Return to Private Life and Continued Public Engagement
Leaving office in 1989, Shultz returned to California and remained active in business and policy circles, including service as a distinguished fellow at Stanford University's Hoover Institution. He advised on economic and foreign policy issues, wrote extensively on strategy and governance, and mentored a generation of scholars and practitioners. In later years he joined with former senior officials Henry Kissinger, William J. Perry, and Sam Nunn to call for steps toward a world less reliant on nuclear weapons, arguing that deterrence had to be paired with sustained efforts at risk reduction. He also worked with James A. Baker III on market-based approaches to climate and energy policy, advocating pragmatic solutions grounded in economic analysis.

Shultz's long experience did not insulate him from controversy. He served on the board of the blood-testing startup Theranos, led by Elizabeth Holmes, at a time when the company's claims later proved unsupportable. The episode drew public scrutiny, including difficult family dynamics when his grandson Tyler Shultz raised concerns. Even so, George Shultz remained engaged in debates about institutional learning, accountability, and the responsibilities of leaders in both public and private spheres.

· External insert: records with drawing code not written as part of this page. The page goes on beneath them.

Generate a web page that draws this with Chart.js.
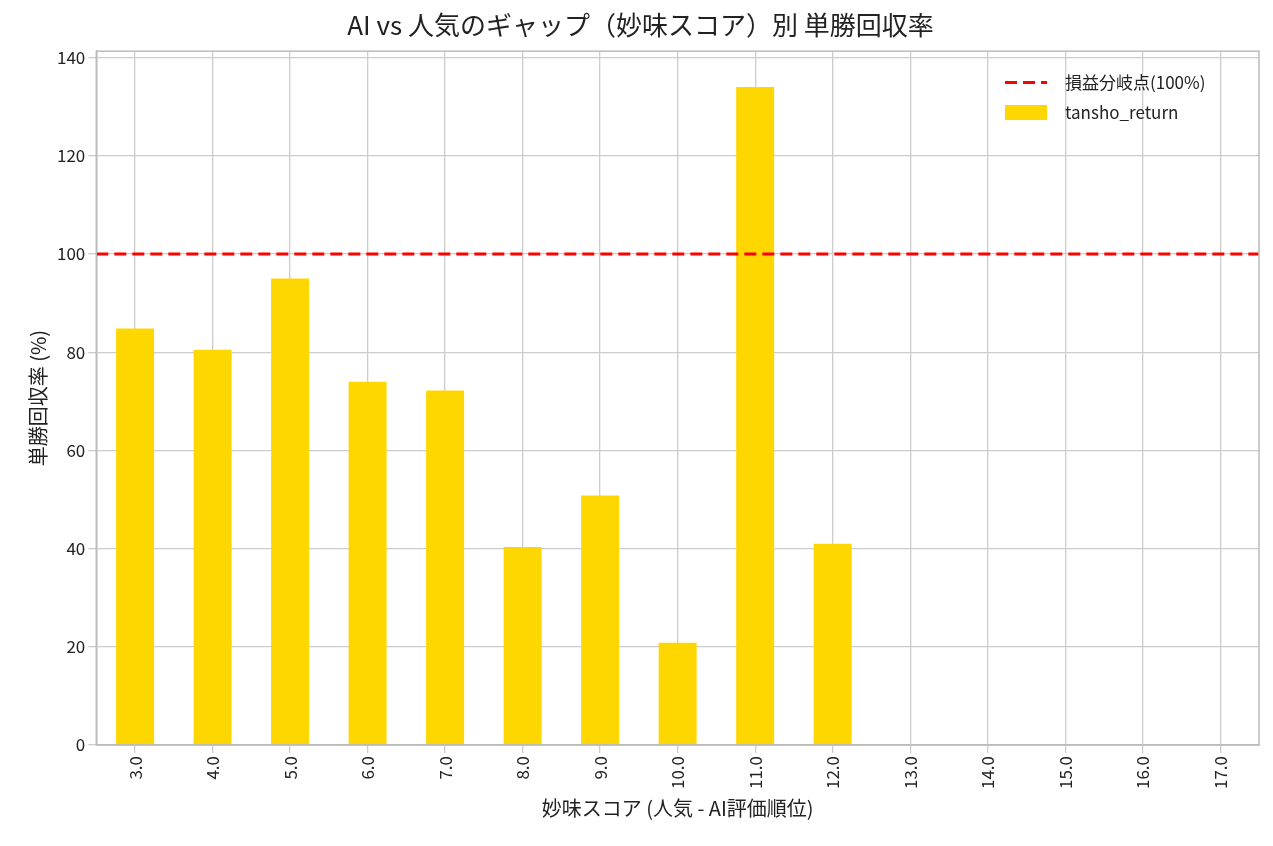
<!DOCTYPE html>
<html><head><meta charset="utf-8">
<script src="https://cdn.jsdelivr.net/npm/chart.js@4"></script>
<style>
body{margin:0;background:#fff;font-family:"Noto Sans CJK JP";}
#wrap{position:relative;width:1273px;height:846px;}
#leg{position:absolute;left:1005px;top:67px;font-size:17px;color:#222;line-height:30px;}
#leg div{display:flex;align-items:center;}
#leg span.s{display:inline-block;width:42px;margin-right:18px;}
</style></head><body>
<div id="wrap"><canvas id="c" width="1273" height="846"></canvas>
<div id="leg">
<div><span class="s" style="height:3px;background:repeating-linear-gradient(90deg,red 0 12px,transparent 12px 18px)"></span>損益分岐点(100%)</div>
<div><span class="s" style="background:#FFD700;height:15px"></span>tansho_return</div>
</div></div>
<script>
const categories=["3.0","4.0","5.0","6.0","7.0","8.0","9.0","10.0","11.0","12.0","13.0","14.0","15.0","16.0","17.0"];
const tanshoReturn=[84.8,80.5,95.0,74.0,72.2,40.3,50.8,20.8,134.0,41.0,0,0,0,0,0];
const breakEven=100;
const yTicks=[0,20,40,60,80,100,120,140];
const F="Noto Sans CJK JP";
const border={display:true,color:'#bbb',width:1.5};
new Chart(document.getElementById('c'),{
 data:{labels:categories,datasets:[
  {type:'line',label:'損益分岐点(100%)',xAxisID:'x2',data:[{x:-0.5,y:breakEven},{x:categories.length-0.5,y:breakEven}],borderColor:'red',borderDash:[12,6],borderWidth:3,pointRadius:0,order:0},
  {type:'bar',label:'tansho_return',data:tanshoReturn,backgroundColor:'#FFD700',barPercentage:0.49,categoryPercentage:1,grouped:false,order:1}
 ]},
 options:{responsive:false,animation:false,
  layout:{padding:{left:22,right:14,top:4,bottom:22}},
  plugins:{legend:{display:false},tooltip:{enabled:false},
   title:{display:true,text:'AI vs 人気のギャップ（妙味スコア）別 単勝回収率',font:{family:F,size:26,weight:'normal'},color:'#222',padding:{top:6,bottom:10}}},
  scales:{
   x:{type:'category',offset:true,grid:{color:'#ccc',lineWidth:1.3,offset:false},border,
      ticks:{font:{family:F,size:17},color:'#222',maxRotation:90,minRotation:90},
      title:{display:true,text:'妙味スコア (人気 - AI評価順位)',font:{family:F,size:20},color:'#222'}},
   x2:{type:'linear',display:false,min:-0.5,max:categories.length-0.5},
   y:{min:0,max:141.3,grid:{color:'#ccc',lineWidth:1.3},border,
      afterBuildTicks:s=>{s.ticks=yTicks.map(v=>({value:v}));},
      ticks:{font:{family:F,size:17},color:'#222'},
      title:{display:true,text:'単勝回収率 (%)',font:{family:F,size:20},color:'#222'}}
  }},
 plugins:[{id:'frame',afterDraw(ch){const a=ch.chartArea,c=ch.ctx;c.save();c.strokeStyle='#bbb';c.lineWidth=1.5;c.strokeRect(a.left,a.top,a.right-a.left,a.bottom-a.top);c.restore();}}]
});
</script></body></html>
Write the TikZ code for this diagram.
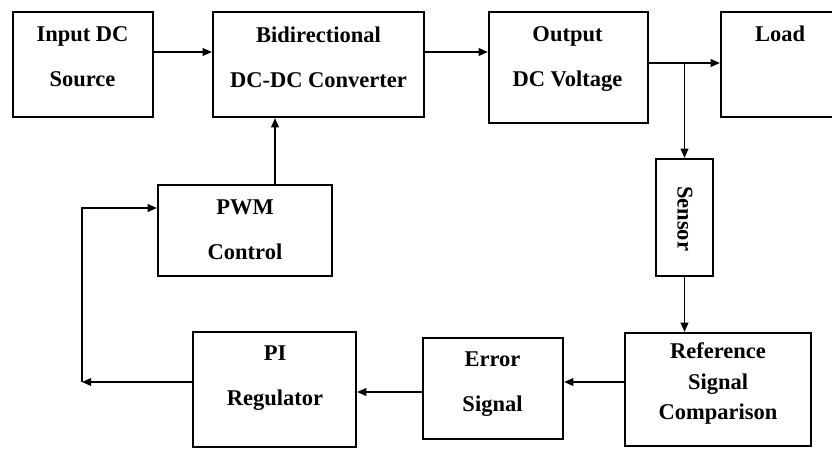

Character, Relationships, and Leadership Style
Shultz's effectiveness stemmed from a blend of technical knowledge and personal steadiness. He cultivated trust with presidents from Richard Nixon to Ronald Reagan and worked productively with figures as different as Alexander Haig, Caspar Weinberger, George H. W. Bush, and James A. Baker III. Abroad, he invested time in relationships with counterparts such as Eduard Shevardnadze and with allies including Margaret Thatcher, emphasizing that durable agreements arise from clear objectives and verifiable commitments. His style was notably collegial: he convened experts, invited dissent, and then moved decisively once a course had been chosen.

Legacy
George P. Shultz's career spanned the pivotal arenas of the American century: the classroom, the cabinet room, and the global negotiating table. He helped steer economic policy through the breakdown of Bretton Woods, guided U.S. diplomacy during the late Cold War, and later championed practical, bipartisan approaches to complex transnational problems. He earned respect across political lines for clarity of purpose, integrity in process, and a belief that leadership is ultimately about solving real problems for real people. Shultz died in 2021 at the age of 100, leaving a legacy of public service marked by seriousness, restraint, and a durable commitment to results over theatrics.